Larisa Stefan y Evgeniya Khomutova, pertenecientes al Centre de Perfeccionament del Palau de les Arts , mantienen la personalidad pizpireta de las hemanastras de Angelina y algo menos el aire de envidiosas. Riccardo Fassi resuelve con solvencia al mago Aliodoro aunque sea evidente su falta de exactitud rítmica incluso cuando se ve obligado a seguir la escena con la varita mágica convertida en batuta. En realidad, son matices a un reparto bien armado y que se remata con la presencia del tenor Lawrence Brownlee quien aborda a Don Ramiro con seguridad, exactitud en la ejecución e impecable lealtad a la letra. El aria «Si, ritrovarla, io giuro» en su marmórea ejecución sintetiza, además, el carácter general de una versión musical prudente y comedida.

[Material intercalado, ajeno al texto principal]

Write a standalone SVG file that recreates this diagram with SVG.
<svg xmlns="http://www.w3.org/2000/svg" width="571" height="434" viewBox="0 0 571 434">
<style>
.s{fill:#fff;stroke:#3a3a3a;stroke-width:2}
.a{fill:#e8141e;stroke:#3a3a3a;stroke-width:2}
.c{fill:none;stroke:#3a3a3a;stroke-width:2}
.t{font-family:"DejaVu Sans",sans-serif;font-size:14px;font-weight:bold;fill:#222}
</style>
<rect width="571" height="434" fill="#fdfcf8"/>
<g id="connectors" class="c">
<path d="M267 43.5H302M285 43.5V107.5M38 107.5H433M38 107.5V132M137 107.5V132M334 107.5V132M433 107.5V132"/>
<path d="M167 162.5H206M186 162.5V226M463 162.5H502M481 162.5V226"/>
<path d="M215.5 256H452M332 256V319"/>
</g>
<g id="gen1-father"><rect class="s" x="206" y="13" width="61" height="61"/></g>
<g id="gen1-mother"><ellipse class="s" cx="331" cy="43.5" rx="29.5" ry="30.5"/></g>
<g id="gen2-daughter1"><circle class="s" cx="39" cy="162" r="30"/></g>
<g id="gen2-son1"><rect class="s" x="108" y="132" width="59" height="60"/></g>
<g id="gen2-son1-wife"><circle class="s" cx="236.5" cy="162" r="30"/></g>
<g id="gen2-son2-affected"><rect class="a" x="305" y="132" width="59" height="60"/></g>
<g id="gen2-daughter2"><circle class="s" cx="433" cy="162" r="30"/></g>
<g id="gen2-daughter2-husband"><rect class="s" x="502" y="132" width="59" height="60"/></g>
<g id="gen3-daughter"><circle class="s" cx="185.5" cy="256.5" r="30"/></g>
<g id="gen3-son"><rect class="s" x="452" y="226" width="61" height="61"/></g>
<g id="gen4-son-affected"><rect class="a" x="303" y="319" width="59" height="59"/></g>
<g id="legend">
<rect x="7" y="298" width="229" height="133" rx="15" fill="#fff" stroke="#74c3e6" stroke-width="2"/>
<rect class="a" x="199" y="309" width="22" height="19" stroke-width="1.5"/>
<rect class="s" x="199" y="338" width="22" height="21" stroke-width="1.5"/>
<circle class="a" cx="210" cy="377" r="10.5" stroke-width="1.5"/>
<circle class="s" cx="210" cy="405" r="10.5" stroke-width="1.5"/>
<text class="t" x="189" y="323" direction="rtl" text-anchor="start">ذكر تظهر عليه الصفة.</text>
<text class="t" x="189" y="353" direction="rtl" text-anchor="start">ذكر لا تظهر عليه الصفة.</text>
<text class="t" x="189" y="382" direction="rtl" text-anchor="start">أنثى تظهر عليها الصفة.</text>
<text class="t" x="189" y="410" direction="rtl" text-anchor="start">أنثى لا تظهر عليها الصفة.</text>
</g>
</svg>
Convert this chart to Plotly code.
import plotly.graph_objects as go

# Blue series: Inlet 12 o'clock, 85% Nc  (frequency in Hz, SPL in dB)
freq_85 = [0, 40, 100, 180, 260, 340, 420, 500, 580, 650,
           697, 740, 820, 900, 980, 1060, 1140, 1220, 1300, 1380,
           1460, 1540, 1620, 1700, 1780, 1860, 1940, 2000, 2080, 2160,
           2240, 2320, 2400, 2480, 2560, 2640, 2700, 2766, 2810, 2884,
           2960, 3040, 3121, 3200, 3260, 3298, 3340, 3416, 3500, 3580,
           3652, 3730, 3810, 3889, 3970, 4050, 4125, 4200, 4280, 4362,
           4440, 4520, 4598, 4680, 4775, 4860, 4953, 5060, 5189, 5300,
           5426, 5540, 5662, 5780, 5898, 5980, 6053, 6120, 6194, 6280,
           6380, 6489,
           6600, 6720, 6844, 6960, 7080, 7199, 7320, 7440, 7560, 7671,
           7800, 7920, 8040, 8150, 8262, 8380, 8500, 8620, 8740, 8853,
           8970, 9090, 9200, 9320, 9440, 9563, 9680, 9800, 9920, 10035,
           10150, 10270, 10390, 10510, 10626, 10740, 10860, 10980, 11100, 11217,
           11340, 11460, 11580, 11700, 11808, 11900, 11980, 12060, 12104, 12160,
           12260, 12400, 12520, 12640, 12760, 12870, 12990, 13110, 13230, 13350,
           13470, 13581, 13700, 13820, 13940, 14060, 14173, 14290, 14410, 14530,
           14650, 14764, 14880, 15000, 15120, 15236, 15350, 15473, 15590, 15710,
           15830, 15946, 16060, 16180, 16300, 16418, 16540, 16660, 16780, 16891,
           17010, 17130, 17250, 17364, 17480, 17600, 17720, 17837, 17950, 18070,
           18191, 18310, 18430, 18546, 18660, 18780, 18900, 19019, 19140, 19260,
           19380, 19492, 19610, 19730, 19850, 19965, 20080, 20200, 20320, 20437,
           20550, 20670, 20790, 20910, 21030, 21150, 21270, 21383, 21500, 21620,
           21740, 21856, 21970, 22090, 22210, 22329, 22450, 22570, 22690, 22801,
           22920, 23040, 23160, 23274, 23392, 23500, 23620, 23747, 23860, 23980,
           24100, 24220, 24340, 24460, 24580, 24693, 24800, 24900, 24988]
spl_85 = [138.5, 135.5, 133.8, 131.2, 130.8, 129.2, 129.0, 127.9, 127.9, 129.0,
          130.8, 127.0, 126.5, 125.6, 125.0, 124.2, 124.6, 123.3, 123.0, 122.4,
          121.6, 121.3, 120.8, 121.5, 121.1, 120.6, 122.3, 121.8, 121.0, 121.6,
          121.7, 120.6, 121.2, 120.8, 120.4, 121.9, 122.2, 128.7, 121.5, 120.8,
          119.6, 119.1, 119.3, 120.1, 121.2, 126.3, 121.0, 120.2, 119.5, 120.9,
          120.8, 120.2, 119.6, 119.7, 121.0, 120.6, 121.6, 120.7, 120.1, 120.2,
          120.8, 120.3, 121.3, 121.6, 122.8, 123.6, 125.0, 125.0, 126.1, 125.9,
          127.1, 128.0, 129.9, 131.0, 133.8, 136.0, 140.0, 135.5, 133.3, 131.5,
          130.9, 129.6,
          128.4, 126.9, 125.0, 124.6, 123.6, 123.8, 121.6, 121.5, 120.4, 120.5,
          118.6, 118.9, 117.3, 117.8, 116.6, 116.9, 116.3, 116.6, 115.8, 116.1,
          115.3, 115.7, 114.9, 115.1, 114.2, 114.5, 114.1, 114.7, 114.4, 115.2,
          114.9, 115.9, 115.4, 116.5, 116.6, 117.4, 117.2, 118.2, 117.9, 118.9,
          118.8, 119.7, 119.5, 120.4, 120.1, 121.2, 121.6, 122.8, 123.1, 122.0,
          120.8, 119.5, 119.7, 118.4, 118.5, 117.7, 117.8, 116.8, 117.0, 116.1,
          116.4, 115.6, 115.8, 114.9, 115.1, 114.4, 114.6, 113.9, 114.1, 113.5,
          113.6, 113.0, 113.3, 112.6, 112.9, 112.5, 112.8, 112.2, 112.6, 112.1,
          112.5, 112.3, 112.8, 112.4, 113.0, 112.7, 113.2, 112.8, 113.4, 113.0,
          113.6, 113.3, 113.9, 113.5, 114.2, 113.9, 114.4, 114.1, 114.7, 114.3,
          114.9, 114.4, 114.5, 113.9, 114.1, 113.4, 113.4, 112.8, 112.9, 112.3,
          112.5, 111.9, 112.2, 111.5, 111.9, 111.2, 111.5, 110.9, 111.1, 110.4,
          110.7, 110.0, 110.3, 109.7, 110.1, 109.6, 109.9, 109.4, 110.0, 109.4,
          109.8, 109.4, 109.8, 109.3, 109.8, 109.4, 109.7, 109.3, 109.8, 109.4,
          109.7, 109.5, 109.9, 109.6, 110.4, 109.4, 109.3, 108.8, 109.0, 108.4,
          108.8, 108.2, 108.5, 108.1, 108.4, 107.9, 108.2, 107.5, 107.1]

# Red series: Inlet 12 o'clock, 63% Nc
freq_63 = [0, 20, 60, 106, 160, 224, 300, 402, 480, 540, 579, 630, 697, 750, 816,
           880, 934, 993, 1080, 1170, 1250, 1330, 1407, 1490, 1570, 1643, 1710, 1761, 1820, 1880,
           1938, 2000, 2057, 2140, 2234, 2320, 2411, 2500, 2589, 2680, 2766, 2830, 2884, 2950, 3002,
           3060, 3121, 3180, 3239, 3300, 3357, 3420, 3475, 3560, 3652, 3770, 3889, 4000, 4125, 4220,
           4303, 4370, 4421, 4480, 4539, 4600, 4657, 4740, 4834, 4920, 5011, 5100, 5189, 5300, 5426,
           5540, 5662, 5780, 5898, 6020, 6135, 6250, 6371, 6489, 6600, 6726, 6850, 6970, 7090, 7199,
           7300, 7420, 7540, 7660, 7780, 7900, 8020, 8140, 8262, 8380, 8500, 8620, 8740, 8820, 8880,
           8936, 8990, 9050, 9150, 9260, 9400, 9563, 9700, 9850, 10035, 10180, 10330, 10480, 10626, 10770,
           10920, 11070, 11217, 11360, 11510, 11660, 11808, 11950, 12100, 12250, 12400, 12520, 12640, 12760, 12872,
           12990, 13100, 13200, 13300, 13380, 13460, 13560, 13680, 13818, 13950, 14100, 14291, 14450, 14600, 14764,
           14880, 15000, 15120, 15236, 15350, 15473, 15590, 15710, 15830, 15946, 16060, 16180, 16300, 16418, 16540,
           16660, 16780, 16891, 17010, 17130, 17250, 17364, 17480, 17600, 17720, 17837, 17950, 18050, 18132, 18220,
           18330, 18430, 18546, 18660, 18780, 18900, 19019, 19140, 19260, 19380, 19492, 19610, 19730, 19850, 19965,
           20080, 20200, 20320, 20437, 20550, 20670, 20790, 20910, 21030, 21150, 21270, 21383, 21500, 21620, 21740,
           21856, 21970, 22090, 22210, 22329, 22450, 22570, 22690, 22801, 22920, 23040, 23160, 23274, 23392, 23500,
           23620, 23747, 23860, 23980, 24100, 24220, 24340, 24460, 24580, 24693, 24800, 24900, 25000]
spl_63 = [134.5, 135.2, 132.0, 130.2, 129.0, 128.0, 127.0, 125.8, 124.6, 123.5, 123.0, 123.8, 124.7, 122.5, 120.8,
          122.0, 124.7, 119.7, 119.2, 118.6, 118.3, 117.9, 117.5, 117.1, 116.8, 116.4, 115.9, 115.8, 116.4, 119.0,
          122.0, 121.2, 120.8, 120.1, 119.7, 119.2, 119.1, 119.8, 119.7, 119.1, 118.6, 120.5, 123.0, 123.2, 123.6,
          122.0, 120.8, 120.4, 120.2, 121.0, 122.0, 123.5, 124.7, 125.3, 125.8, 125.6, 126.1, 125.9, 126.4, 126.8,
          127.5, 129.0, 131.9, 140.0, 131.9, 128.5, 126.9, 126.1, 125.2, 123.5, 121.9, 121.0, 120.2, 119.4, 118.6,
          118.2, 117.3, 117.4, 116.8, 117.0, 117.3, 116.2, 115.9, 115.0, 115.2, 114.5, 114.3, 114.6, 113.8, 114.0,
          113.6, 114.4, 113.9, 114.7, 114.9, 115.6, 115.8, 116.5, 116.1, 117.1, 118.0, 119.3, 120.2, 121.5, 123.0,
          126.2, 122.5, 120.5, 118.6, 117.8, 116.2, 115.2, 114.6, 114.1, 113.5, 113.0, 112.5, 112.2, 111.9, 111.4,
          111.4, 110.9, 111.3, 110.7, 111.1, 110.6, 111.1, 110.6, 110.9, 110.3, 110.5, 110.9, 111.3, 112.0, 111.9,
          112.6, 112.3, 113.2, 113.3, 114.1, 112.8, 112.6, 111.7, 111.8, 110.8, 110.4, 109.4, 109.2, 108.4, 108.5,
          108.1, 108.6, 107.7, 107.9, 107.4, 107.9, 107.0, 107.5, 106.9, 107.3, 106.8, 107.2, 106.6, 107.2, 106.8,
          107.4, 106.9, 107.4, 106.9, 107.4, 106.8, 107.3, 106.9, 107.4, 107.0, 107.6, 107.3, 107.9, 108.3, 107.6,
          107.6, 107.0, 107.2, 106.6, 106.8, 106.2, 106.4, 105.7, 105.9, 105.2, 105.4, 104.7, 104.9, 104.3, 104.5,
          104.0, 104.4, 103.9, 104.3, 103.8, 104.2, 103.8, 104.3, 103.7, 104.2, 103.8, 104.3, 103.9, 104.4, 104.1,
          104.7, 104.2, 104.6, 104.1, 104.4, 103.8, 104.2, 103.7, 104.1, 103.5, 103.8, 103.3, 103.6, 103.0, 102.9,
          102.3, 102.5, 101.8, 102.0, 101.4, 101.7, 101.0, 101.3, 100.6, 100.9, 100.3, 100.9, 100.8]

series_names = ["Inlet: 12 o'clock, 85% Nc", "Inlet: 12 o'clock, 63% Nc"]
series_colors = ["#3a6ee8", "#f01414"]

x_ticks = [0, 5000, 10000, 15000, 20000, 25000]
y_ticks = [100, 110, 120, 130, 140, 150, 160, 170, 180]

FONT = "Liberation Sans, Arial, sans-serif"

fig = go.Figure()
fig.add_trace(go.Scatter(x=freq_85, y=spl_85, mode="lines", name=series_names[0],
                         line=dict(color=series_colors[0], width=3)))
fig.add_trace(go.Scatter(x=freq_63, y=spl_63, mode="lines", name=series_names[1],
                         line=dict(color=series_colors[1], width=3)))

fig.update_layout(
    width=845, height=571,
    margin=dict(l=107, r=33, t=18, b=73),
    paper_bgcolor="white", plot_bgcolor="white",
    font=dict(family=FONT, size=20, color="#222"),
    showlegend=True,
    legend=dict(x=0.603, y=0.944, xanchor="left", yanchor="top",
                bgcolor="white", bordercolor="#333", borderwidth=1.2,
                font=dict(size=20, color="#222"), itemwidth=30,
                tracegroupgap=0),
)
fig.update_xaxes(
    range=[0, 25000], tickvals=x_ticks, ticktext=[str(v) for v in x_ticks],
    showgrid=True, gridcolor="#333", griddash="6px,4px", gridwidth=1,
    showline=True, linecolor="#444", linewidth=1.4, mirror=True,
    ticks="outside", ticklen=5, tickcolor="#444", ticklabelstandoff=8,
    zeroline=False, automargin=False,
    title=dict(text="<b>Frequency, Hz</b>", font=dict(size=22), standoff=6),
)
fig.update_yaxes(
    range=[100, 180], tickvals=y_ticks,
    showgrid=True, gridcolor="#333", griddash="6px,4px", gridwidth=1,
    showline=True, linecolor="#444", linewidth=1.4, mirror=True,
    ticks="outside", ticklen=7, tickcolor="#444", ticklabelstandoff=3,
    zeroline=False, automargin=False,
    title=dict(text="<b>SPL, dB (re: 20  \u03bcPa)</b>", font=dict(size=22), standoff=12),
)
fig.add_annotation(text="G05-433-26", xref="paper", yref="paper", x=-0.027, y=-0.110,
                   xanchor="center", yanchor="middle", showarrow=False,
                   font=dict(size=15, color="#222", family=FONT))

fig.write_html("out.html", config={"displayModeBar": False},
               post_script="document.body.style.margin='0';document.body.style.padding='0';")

En este sentido, la labor del maestro Carlo Rizzi es definitiva. Con él, "La Cenerentola" se convierte en una arquitectura sólida: acompaña con comodidad, templa el foso, diferencia planos y construye una versión que suena con sentido camerístico atemperando la sensación de vértigo que está implícita en una escritura vocal que alcanza lo temerario. Rizzi da relevancia a la Orquestra de la Comunitat Valenciana y resitúa al Cor de la Generalitat Valenciana en una posición impecable, muy en consonancia con su función de comparsa: el concertante que cierra el primer acto y rondó final son ejemplos claros. Con ello se alcanza un equilibrio complejo en el que se reúnen la juiciosa versión musical de Carlo Rizzi, la participación de un sólido reparto con Anna Goryachova a la cabeza, y la impecable, sorprendente y alquimista producción de Laurent Pelly. Una mezcla obvia e inverosímil.